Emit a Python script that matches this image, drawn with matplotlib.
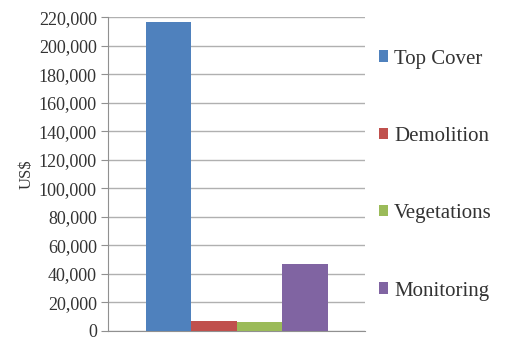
import matplotlib
matplotlib.use("Agg")
import matplotlib.pyplot as plt
from matplotlib.ticker import FuncFormatter

categories = ["Top Cover", "Demolition", "Vegetations", "Monitoring"]
values = [216500, 6700, 5800, 46500]
colors = ["#4F81BD", "#C0504D", "#9BBB59", "#8064A2"]
yticks = list(range(0, 220001, 20000))

plt.rcParams['font.family'] = ['Liberation Serif', 'DejaVu Serif']

fig = plt.figure(figsize=(5.07, 3.42), dpi=100)
ax = fig.add_axes([0.213, 0.033, 0.507, 0.916])

w = 0.177
offsets = [(i - 1.5) * w for i in range(len(values))]
for off, v, c, lab in zip(offsets, values, colors, categories):
    ax.bar(off, v, width=w, color=c, label=lab, zorder=3)

ax.set_xlim(-0.5, 0.5)
ax.set_ylim(0, 220000)
ax.set_yticks(yticks)
ax.yaxis.set_major_formatter(FuncFormatter(lambda v, p: f"{int(v):,}"))
ax.set_xticks([])
ax.grid(axis='y', color='#B0B0B0', linewidth=1.0, zorder=0)
for s in ['top', 'right']:
    ax.spines[s].set_visible(False)
ax.spines['left'].set_color('#909090')
ax.spines['bottom'].set_color('#909090')
ax.tick_params(axis='y', length=5, color='#909090', labelsize=13, pad=3, labelcolor='#333333')
ax.set_ylabel("US$", fontsize=12, labelpad=3, color='#333333')

ax.legend(loc='center left', bbox_to_anchor=(1.02, 0.497), frameon=False,
          fontsize=15, labelspacing=2.8, handlelength=0.45, handleheight=0.45,
          handletextpad=0.3, borderaxespad=0, labelcolor='#333333')

fig.savefig("out.png", dpi=100)
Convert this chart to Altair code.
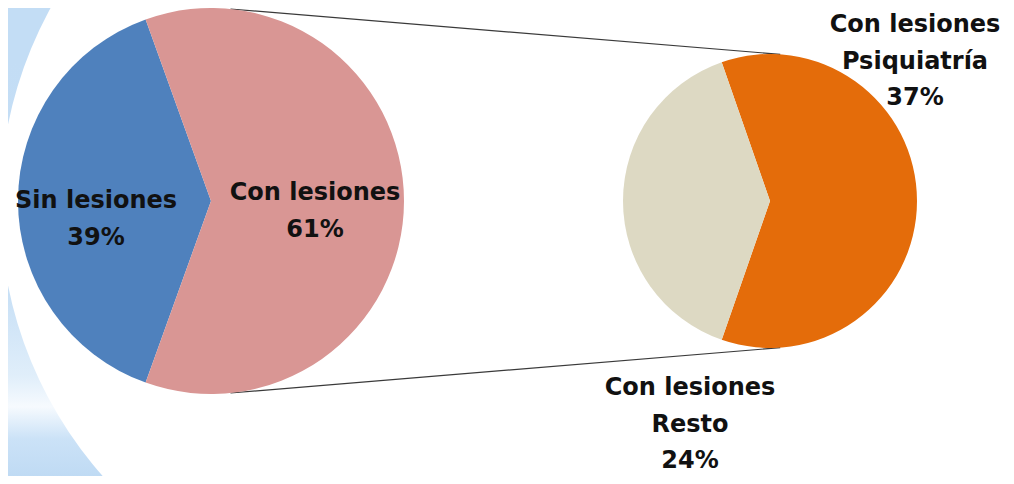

● ● ● ● ●

What is needed: Output all the records, word for word, with no pictures in the copy.

Final result:
Emit a Python script that matches this image, drawn with matplotlib.
import matplotlib
matplotlib.use("Agg")
import matplotlib.pyplot as plt
from matplotlib.ticker import FuncFormatter

categories = ["Top Cover", "Demolition", "Vegetations", "Monitoring"]
values = [216500, 6700, 5800, 46500]
colors = ["#4F81BD", "#C0504D", "#9BBB59", "#8064A2"]
yticks = list(range(0, 220001, 20000))

plt.rcParams['font.family'] = ['Liberation Serif', 'DejaVu Serif']

fig = plt.figure(figsize=(5.07, 3.42), dpi=100)
ax = fig.add_axes([0.213, 0.033, 0.507, 0.916])

w = 0.177
offsets = [(i - 1.5) * w for i in range(len(values))]
for off, v, c, lab in zip(offsets, values, colors, categories):
    ax.bar(off, v, width=w, color=c, label=lab, zorder=3)

ax.set_xlim(-0.5, 0.5)
ax.set_ylim(0, 220000)
ax.set_yticks(yticks)
ax.yaxis.set_major_formatter(FuncFormatter(lambda v, p: f"{int(v):,}"))
ax.set_xticks([])
ax.grid(axis='y', color='#B0B0B0', linewidth=1.0, zorder=0)
for s in ['top', 'right']:
    ax.spines[s].set_visible(False)
ax.spines['left'].set_color('#909090')
ax.spines['bottom'].set_color('#909090')
ax.tick_params(axis='y', length=5, color='#909090', labelsize=13, pad=3, labelcolor='#333333')
ax.set_ylabel("US$", fontsize=12, labelpad=3, color='#333333')

ax.legend(loc='center left', bbox_to_anchor=(1.02, 0.497), frameon=False,
          fontsize=15, labelspacing=2.8, handlelength=0.45, handleheight=0.45,
          handletextpad=0.3, borderaxespad=0, labelcolor='#333333')

fig.savefig("out.png", dpi=100)
Convert this chart to Altair code.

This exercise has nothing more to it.